American Airlines mechanic convicted of stashing cocaine under jet cockpit
An American Airlines mechanic was found guilty of trying to smuggle more than 25 pounds of cocaine by hiding it in a compartment beneath the cockpit of a plane, authorities said. The stash had a street value of up to $320,000.
The mechanic, 55-year-old Paul Belloisi, was convicted Tuesday by a federal jury in Brooklyn of conspiring to possess cocaine, conspiring to import cocaine and importing cocaine, the U.S. Attorney’s Office for the eastern district of New York announced in a news release. The verdict, which followed a weeklong trial in district court, carries a potential prison sentence of up to 20 years.
Belloisi worked as a mechanic for American Airlines at John F. Kennedy International Airport. Prosecutors say that during a routine random search on Feb. 4, 2020, customs officers and agents from the airports anti-terrorism contraband enforcement team found 10 bricks of cocaine, weighing roughly 25 1/2 pounds, stashed inside a hidden electronics compartment below the cockpit of an American Airlines flight from Montego Bay.

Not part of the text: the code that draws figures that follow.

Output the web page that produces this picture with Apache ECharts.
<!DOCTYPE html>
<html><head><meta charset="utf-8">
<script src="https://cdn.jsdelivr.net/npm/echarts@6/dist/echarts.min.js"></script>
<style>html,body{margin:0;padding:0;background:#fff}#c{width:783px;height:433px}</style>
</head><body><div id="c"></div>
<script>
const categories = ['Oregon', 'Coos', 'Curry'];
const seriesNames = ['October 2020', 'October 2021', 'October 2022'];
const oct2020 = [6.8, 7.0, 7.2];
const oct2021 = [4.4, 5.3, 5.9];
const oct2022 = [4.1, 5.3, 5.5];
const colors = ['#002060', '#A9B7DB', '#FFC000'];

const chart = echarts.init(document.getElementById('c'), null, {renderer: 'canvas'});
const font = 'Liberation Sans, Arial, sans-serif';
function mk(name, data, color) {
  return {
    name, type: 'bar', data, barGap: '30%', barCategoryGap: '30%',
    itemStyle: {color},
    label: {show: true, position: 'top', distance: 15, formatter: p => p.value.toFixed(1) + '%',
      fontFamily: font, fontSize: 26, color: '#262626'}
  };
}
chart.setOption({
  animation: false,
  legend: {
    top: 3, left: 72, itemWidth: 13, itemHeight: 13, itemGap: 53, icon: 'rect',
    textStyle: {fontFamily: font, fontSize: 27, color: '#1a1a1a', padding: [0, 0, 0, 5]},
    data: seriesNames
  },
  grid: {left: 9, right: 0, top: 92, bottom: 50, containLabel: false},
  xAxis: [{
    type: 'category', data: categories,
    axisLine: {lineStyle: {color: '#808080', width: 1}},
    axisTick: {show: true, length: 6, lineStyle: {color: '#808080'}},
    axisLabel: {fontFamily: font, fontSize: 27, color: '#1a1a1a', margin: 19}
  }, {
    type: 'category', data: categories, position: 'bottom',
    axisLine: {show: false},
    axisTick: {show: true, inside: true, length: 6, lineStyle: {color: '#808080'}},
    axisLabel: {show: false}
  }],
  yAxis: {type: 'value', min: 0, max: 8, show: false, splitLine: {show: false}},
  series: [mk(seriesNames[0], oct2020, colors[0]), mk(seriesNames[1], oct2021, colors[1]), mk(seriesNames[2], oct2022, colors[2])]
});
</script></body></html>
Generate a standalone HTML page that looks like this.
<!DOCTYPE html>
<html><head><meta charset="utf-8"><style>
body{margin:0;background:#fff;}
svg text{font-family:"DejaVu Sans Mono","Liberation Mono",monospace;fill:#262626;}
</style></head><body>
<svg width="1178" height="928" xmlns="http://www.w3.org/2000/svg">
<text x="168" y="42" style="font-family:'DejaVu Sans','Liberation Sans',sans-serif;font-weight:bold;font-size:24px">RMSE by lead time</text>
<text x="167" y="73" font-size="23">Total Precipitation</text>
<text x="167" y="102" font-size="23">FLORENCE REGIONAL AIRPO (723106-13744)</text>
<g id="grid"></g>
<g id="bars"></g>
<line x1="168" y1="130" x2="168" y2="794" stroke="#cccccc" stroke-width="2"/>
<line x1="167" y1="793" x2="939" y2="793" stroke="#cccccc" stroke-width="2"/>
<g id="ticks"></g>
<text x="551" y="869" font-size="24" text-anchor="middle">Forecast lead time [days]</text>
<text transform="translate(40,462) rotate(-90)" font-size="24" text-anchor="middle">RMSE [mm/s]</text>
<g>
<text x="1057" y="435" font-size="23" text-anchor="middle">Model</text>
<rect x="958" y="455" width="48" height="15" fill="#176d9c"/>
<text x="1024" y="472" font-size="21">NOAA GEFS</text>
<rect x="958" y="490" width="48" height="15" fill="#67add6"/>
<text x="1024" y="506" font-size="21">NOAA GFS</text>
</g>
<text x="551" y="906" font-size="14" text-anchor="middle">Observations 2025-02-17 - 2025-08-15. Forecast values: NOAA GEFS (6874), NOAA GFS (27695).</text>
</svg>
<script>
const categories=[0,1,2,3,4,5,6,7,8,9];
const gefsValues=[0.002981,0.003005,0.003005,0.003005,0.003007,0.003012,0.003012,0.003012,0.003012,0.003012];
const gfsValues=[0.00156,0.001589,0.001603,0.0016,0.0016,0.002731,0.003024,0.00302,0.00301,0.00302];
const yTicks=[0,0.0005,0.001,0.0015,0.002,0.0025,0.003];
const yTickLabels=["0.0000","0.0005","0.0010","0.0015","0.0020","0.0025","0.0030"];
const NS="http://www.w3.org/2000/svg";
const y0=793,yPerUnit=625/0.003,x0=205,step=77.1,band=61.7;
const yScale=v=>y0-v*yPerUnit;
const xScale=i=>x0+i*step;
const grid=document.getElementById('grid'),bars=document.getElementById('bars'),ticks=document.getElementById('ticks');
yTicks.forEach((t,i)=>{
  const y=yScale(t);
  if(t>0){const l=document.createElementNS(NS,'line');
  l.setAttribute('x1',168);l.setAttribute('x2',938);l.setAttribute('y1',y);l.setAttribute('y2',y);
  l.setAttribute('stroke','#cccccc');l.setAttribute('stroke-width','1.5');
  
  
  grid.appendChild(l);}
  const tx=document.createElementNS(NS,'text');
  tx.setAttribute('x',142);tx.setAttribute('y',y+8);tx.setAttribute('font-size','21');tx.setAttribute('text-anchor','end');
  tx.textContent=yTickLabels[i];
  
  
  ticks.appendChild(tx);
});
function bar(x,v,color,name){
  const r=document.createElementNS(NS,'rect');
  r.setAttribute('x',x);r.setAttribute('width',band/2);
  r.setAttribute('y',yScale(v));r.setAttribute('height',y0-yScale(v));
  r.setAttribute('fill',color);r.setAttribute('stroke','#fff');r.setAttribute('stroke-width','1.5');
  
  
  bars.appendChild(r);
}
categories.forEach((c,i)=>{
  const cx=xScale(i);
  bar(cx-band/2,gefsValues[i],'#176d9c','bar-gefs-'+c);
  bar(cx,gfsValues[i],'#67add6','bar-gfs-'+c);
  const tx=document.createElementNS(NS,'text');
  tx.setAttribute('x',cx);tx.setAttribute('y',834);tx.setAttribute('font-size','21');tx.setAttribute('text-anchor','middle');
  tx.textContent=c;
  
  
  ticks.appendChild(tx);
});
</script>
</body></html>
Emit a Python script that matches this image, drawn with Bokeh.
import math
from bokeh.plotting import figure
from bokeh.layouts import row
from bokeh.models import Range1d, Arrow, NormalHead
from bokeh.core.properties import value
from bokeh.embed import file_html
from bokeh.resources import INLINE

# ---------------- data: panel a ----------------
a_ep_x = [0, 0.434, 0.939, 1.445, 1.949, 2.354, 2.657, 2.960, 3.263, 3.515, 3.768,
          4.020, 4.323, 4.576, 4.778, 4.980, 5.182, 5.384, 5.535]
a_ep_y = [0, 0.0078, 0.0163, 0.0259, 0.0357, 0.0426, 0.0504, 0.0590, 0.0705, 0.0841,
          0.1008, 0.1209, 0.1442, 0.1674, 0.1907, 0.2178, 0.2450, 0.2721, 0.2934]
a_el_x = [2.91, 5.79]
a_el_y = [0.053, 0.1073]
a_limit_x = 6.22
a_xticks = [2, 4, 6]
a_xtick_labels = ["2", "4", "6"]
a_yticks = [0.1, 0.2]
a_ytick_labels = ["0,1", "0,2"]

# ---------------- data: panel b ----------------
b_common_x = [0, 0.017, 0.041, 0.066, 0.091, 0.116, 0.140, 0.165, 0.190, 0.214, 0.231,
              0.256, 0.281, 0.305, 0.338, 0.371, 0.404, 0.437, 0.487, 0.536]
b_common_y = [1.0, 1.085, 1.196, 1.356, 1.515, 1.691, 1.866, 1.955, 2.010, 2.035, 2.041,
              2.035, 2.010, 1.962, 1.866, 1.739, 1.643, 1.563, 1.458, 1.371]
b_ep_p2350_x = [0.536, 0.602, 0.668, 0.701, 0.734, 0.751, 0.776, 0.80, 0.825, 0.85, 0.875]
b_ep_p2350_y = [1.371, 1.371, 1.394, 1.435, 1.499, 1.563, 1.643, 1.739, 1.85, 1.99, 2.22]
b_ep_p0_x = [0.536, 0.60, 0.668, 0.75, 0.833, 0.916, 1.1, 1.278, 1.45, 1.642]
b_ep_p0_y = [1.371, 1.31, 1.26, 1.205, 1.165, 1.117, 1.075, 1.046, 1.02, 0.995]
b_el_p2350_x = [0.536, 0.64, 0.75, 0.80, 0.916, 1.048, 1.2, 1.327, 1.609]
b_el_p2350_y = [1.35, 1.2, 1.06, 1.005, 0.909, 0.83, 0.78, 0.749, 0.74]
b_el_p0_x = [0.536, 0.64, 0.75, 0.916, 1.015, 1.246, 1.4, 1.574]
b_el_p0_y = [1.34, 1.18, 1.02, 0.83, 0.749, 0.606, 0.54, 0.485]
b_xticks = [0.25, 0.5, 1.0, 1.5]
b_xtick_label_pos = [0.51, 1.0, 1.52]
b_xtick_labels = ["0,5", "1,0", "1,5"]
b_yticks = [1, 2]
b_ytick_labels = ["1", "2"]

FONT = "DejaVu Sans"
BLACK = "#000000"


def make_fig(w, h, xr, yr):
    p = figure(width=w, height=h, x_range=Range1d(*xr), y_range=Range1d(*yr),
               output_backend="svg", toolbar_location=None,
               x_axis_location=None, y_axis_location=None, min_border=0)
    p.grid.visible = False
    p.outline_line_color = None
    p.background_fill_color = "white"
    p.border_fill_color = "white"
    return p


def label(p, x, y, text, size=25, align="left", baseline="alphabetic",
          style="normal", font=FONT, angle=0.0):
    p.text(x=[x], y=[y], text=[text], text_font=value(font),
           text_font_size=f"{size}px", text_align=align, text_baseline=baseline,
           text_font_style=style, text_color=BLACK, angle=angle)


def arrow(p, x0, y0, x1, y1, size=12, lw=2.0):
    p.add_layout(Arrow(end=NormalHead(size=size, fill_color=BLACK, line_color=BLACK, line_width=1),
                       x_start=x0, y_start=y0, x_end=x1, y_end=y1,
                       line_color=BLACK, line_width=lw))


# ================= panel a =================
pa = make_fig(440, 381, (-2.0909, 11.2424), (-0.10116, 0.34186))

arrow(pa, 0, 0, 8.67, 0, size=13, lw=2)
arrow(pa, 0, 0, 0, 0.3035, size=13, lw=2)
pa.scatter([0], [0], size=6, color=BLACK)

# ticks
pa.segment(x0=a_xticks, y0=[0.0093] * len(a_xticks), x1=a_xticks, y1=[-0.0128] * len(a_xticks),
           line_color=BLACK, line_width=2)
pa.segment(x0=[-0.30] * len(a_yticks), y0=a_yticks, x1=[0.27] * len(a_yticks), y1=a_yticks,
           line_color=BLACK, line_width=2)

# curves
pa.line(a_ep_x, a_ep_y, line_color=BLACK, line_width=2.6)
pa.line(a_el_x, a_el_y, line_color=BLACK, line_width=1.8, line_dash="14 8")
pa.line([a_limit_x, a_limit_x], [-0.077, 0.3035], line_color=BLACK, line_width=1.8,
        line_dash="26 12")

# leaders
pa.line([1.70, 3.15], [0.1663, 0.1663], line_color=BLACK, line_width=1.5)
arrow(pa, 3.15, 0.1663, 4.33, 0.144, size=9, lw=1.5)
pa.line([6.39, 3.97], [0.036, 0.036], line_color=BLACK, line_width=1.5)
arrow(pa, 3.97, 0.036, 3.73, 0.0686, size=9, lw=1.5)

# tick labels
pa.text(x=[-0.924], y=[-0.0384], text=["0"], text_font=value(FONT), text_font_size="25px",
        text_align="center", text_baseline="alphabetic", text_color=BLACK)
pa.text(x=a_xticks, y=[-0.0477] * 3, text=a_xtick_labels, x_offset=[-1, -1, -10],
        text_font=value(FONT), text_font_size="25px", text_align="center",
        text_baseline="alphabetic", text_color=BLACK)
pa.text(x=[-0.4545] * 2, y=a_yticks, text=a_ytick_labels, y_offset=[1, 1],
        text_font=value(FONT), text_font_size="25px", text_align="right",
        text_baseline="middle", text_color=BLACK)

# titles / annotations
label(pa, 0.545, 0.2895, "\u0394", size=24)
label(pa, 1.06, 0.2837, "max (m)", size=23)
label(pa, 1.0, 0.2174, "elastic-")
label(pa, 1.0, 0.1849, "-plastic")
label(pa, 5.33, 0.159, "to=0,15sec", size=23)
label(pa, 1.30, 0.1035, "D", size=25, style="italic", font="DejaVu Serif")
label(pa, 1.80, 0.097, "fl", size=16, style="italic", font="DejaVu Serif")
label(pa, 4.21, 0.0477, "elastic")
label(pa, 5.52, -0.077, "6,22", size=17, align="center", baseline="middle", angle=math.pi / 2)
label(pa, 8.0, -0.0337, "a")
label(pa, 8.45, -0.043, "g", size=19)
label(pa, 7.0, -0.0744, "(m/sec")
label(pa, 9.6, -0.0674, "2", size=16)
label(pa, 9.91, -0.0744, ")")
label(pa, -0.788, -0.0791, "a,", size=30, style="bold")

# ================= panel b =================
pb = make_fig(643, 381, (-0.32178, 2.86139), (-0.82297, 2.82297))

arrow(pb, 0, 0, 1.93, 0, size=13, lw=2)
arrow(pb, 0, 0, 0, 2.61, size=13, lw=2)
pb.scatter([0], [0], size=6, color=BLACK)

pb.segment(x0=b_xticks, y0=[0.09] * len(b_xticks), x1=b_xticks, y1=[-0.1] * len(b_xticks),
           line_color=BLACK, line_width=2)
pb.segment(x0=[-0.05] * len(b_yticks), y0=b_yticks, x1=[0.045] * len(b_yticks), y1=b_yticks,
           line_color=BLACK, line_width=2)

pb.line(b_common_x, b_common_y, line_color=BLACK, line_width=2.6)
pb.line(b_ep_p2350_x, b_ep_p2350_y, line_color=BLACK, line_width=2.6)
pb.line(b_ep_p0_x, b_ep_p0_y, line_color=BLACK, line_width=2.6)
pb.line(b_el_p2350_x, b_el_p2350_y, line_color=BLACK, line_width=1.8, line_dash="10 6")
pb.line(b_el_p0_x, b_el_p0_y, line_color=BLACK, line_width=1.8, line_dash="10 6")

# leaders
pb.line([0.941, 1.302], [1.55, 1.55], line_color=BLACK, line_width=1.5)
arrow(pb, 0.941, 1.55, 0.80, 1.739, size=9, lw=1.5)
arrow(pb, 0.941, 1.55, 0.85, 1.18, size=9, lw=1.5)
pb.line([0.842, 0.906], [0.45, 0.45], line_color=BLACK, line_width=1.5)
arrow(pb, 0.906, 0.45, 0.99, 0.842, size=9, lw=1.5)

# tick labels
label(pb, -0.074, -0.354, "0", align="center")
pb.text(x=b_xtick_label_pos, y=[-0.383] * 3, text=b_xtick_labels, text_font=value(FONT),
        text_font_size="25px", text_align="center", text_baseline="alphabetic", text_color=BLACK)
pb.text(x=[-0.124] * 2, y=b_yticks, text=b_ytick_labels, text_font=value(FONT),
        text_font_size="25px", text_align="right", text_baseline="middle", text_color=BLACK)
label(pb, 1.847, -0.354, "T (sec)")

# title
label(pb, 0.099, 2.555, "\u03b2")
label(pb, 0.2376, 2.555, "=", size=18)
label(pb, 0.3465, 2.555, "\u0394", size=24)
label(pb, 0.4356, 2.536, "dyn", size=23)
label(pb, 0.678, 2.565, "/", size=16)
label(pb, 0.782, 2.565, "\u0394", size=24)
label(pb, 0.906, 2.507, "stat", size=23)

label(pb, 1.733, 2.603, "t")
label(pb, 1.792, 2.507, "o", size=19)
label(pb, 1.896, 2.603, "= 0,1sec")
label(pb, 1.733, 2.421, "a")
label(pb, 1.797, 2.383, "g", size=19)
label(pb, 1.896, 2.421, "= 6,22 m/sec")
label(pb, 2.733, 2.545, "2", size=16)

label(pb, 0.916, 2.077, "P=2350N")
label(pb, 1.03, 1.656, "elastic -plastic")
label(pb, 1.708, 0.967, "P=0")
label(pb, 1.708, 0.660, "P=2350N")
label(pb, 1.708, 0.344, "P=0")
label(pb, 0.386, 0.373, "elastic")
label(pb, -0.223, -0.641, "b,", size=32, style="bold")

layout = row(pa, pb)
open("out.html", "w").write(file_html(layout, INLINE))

Agents removed the cocaine bricks and replaced them with fakes, which they sprayed with a substance that glows under a special black light. Authorities then placed the aircraft under surveillance and, before it was scheduled to take off for its next flight, saw Belloisi drive up to the plane and enter the electronics compartment. When they later confronted him, law enforcement officers saw his gloves glowed under their black light, indicating that he had touched the fake bricks. At the time Belloisi was apparently also carrying an empty tool bag, and “the lining of his jacket had cutouts sufficiently large enough to hold the bricks,” according to the district attorney’s office.
“As proven, the defendant was caught red-handed trying to facilitate the smuggling of a large stash of cocaine hidden in an electronics compartment of the aircraft.” said U.S. Attorney Breon Peace in a statement. “This corrupt airline mechanic not only abused his position of trust and undermined the security of a vital border crossing in our district, but was also willing to potentially endanger the safety of travelers as well as the community.”
After Belloisi’s arraignment in 2020, authorities said that his attempt to smuggle such a significant quantity of drugs internationally suggested that he was an “inside man” who abused his position at American Airlines.
Richard Donoghue, then the U.S. Attorney for the eastern district of New York, said in a statement that “this airline mechanic abused his position as a trusted employee and his access to sensitive areas of JFK Airport to participate in the clandestine importation of cocaine.”